**AIM OF THE TASK**
Extract exactly the lines from the top of the records through the line containing "import seaborn as sns", and keep pictures out of the copy.

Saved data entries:
━━━━━━━━━━━━━━━━
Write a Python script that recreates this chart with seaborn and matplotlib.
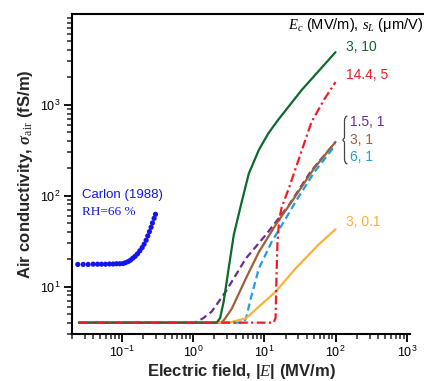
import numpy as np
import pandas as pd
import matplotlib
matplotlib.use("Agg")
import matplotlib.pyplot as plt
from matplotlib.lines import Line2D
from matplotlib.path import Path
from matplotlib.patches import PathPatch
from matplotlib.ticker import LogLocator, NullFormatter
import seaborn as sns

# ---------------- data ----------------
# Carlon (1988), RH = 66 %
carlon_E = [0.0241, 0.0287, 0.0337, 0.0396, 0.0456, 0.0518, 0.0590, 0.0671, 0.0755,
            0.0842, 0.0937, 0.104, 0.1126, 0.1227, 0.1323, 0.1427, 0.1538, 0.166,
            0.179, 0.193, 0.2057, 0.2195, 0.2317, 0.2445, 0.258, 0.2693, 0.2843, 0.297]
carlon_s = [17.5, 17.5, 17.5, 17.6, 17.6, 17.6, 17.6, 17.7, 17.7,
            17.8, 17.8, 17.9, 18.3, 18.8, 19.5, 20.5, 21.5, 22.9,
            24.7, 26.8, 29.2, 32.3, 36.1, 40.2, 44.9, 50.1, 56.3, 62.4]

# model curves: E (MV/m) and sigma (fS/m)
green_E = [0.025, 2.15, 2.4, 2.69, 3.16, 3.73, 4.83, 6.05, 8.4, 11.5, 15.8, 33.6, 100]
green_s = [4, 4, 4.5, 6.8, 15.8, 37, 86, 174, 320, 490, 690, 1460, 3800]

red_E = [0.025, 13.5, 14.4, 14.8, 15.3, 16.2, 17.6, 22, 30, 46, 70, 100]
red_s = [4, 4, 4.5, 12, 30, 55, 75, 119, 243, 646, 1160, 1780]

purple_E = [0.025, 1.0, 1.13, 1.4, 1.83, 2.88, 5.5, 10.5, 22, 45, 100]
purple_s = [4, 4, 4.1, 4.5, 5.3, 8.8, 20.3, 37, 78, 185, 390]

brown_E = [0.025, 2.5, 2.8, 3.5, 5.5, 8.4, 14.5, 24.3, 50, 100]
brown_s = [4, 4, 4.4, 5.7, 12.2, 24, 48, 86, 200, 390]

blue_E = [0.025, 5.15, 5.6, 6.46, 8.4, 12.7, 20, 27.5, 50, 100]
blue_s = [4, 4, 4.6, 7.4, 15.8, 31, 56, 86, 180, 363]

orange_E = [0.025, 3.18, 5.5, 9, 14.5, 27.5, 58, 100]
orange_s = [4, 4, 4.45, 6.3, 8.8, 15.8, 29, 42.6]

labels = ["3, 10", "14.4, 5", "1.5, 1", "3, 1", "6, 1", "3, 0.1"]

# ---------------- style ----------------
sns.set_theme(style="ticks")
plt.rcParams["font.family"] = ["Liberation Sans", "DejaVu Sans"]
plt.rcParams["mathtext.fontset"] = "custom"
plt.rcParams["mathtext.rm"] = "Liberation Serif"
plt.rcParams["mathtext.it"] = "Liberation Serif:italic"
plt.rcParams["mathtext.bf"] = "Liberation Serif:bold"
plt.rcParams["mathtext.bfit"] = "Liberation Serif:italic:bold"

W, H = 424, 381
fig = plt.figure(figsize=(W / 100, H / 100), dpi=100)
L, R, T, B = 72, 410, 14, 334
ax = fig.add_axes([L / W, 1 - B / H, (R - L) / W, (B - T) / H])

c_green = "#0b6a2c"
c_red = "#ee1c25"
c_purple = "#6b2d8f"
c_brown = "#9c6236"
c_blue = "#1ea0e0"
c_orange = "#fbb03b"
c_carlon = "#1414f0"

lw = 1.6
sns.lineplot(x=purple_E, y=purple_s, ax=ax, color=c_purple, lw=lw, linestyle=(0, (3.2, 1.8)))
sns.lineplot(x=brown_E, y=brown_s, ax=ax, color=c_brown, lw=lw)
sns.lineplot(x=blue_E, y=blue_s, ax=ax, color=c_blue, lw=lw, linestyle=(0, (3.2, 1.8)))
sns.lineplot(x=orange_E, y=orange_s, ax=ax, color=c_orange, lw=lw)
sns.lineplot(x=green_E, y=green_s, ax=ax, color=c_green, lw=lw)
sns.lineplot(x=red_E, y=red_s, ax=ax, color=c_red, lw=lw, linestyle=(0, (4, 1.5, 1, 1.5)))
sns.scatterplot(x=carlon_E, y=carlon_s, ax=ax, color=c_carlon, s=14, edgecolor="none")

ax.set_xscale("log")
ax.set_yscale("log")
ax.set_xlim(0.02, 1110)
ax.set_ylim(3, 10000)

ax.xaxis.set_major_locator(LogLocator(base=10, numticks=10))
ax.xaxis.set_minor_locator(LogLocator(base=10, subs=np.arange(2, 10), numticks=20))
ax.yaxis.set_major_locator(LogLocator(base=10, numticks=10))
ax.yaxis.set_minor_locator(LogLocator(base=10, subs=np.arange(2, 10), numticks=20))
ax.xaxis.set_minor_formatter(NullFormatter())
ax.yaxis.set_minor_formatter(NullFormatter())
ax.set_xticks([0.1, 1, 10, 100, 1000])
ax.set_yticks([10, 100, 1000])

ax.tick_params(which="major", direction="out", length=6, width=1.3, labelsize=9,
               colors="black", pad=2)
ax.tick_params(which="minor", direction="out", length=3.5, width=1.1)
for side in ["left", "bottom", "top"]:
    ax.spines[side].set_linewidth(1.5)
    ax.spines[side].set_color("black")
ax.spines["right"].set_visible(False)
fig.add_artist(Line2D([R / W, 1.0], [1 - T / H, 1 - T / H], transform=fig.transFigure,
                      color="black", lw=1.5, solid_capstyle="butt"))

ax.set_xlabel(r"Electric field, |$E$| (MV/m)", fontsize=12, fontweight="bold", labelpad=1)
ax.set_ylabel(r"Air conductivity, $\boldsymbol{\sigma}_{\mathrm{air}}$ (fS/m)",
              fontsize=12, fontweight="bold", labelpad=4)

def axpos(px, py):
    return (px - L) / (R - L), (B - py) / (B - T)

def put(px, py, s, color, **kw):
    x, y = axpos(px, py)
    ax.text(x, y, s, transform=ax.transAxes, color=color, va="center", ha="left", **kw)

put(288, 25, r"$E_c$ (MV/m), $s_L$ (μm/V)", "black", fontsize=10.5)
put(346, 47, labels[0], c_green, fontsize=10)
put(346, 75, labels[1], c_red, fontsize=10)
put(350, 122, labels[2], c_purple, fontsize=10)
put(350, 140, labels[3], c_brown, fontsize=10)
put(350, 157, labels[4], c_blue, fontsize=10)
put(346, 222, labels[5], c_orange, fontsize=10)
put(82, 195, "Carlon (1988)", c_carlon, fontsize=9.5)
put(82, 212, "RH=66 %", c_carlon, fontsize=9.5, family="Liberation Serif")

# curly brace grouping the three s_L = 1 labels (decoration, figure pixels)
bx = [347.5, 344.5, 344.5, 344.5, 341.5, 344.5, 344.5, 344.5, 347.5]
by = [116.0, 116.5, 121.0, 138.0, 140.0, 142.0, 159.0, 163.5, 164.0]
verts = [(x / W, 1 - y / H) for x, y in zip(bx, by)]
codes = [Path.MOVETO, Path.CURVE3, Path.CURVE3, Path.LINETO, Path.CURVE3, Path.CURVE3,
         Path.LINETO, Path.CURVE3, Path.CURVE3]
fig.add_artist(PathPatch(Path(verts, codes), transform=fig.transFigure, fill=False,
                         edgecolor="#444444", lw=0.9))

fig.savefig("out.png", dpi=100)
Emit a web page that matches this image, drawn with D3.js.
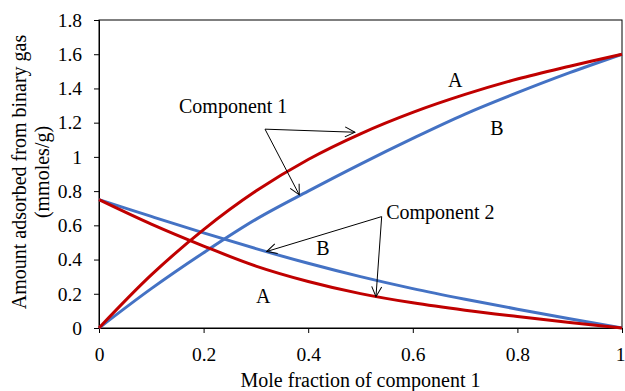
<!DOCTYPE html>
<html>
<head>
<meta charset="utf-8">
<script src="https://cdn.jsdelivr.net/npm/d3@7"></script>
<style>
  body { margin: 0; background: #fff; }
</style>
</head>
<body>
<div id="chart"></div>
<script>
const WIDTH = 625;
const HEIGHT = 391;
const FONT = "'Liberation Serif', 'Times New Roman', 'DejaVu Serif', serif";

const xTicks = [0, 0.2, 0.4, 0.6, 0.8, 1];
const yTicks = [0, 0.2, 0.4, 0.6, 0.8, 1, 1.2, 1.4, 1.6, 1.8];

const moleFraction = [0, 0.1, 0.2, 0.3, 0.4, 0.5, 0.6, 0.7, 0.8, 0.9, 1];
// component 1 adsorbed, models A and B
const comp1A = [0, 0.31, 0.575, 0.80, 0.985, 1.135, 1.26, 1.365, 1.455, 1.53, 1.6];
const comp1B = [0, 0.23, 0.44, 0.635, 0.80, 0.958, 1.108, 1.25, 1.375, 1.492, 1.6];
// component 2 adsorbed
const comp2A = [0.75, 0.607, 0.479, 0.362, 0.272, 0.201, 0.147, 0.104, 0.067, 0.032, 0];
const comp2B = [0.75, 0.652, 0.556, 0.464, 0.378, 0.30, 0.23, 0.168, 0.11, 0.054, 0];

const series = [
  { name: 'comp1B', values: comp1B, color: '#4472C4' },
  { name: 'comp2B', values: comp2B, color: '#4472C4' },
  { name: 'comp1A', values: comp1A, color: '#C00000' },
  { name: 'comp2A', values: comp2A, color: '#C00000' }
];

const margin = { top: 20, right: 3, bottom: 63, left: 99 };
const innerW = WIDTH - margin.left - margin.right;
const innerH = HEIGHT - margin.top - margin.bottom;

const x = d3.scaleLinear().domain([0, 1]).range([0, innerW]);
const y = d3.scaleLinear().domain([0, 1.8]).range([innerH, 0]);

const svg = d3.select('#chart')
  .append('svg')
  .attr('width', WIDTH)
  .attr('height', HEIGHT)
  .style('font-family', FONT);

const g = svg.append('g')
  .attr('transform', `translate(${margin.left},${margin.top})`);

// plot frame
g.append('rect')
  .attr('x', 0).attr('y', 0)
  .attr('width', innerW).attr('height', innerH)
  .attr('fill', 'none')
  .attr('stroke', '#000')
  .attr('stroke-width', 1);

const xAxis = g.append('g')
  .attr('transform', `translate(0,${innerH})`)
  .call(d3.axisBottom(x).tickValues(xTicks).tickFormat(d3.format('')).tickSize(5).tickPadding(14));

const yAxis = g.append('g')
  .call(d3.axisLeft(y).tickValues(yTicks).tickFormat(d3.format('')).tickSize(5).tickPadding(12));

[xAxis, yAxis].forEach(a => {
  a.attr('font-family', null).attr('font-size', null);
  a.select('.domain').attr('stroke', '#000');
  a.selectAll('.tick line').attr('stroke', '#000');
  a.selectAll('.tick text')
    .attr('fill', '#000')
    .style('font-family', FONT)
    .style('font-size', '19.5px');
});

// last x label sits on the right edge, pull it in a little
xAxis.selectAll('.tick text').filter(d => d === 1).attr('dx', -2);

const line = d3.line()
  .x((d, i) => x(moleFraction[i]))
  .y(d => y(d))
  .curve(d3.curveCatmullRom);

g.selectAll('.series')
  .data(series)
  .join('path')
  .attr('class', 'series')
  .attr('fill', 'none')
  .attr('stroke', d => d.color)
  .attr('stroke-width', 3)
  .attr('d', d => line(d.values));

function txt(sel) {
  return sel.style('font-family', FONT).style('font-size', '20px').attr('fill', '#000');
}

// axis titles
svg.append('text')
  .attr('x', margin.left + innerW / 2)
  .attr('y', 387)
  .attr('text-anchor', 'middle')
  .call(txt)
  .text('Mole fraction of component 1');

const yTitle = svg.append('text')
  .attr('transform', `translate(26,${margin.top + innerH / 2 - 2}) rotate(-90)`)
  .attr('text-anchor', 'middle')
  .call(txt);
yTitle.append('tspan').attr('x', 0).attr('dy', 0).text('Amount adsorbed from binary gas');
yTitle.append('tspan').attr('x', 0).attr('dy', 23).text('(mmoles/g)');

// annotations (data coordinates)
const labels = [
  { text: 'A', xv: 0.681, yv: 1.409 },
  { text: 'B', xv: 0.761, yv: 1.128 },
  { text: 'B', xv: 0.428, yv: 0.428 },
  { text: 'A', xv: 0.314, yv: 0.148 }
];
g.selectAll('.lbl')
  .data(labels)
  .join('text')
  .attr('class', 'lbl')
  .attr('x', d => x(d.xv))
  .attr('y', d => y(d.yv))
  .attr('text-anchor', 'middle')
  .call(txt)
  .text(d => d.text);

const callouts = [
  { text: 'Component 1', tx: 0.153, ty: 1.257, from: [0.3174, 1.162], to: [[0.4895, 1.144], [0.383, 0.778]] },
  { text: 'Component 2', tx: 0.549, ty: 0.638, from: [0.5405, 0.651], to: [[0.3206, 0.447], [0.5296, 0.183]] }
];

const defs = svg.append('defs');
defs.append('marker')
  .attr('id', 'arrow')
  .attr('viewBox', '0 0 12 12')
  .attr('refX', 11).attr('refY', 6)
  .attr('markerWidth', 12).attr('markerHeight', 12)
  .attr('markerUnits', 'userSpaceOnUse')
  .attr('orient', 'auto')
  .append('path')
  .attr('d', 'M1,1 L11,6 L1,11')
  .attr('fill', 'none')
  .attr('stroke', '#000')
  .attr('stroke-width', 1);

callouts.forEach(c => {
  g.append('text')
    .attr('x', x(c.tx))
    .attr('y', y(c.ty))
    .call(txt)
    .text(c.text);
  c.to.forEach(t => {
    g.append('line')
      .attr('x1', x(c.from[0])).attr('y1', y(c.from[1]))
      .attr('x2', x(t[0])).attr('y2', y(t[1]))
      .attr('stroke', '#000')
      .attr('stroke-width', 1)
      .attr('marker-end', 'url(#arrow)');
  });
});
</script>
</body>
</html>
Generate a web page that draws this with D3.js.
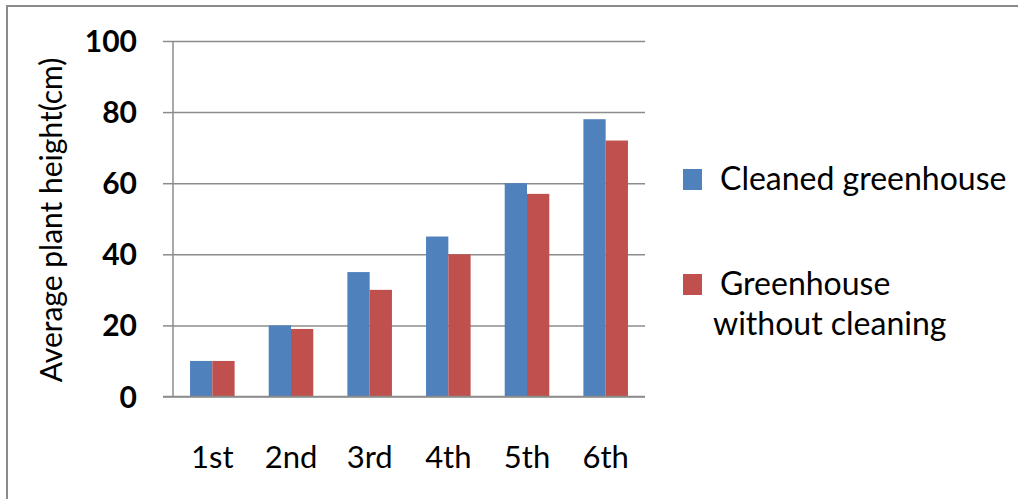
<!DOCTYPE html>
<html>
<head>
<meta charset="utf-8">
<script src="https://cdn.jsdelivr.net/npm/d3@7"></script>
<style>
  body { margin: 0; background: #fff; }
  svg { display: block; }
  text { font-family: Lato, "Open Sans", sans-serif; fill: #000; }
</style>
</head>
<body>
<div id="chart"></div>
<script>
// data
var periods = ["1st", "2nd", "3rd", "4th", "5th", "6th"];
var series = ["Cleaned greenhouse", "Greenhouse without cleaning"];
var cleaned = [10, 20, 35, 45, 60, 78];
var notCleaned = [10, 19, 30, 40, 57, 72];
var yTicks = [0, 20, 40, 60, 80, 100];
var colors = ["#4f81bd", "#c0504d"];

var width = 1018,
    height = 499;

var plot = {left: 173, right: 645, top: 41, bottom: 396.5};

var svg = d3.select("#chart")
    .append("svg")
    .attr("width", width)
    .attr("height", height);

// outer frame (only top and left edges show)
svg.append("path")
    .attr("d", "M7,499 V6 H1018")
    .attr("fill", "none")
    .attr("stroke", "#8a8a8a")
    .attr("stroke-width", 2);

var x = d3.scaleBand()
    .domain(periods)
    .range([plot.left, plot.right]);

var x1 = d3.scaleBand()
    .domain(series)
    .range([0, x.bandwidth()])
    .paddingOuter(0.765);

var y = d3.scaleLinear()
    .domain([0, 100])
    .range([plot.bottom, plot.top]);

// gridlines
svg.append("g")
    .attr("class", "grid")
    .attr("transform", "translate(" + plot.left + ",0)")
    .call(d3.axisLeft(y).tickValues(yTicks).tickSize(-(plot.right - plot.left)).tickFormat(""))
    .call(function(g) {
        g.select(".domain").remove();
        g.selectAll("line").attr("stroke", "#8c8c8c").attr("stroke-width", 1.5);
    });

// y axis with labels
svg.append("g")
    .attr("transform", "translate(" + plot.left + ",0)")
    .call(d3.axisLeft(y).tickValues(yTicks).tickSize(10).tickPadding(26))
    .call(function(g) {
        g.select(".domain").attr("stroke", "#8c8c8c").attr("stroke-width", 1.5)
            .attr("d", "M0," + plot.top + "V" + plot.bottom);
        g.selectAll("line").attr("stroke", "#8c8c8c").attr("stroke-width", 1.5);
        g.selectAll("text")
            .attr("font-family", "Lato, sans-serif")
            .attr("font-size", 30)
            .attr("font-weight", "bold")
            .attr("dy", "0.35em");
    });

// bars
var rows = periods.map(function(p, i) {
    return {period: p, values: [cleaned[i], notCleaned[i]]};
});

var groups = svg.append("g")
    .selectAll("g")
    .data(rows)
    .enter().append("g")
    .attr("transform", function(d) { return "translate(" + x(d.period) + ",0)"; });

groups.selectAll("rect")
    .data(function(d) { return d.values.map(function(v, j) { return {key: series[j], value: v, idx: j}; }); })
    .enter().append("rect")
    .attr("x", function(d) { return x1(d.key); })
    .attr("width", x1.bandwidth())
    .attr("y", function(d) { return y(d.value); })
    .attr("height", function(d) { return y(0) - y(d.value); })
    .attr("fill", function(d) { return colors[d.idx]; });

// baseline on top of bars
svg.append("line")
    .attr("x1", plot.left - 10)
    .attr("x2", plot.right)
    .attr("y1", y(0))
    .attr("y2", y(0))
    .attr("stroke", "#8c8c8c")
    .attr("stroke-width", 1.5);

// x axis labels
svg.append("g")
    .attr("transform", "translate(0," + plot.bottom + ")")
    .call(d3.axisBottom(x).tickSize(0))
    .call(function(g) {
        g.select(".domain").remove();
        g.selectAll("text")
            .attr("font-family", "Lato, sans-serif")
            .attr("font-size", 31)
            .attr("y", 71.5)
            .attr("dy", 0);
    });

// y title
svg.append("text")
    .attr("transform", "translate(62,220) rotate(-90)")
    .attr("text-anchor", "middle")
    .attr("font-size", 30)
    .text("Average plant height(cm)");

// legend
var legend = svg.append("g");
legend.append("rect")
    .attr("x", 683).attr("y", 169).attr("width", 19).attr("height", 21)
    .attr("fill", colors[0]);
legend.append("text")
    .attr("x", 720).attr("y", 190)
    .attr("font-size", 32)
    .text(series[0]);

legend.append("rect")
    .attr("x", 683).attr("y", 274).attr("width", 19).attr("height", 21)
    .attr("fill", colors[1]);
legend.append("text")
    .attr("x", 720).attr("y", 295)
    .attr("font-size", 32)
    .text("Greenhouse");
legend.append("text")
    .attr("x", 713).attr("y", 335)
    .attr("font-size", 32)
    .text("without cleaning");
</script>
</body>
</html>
━━━━━━━━━━━━━━━━
**EXERCISE ANSWER**
Write a Python script that recreates this chart with seaborn and matplotlib.
import numpy as np
import pandas as pd
import matplotlib
matplotlib.use("Agg")
import matplotlib.pyplot as plt
from matplotlib.lines import Line2D
from matplotlib.path import Path
from matplotlib.patches import PathPatch
from matplotlib.ticker import LogLocator, NullFormatter
import seaborn as sns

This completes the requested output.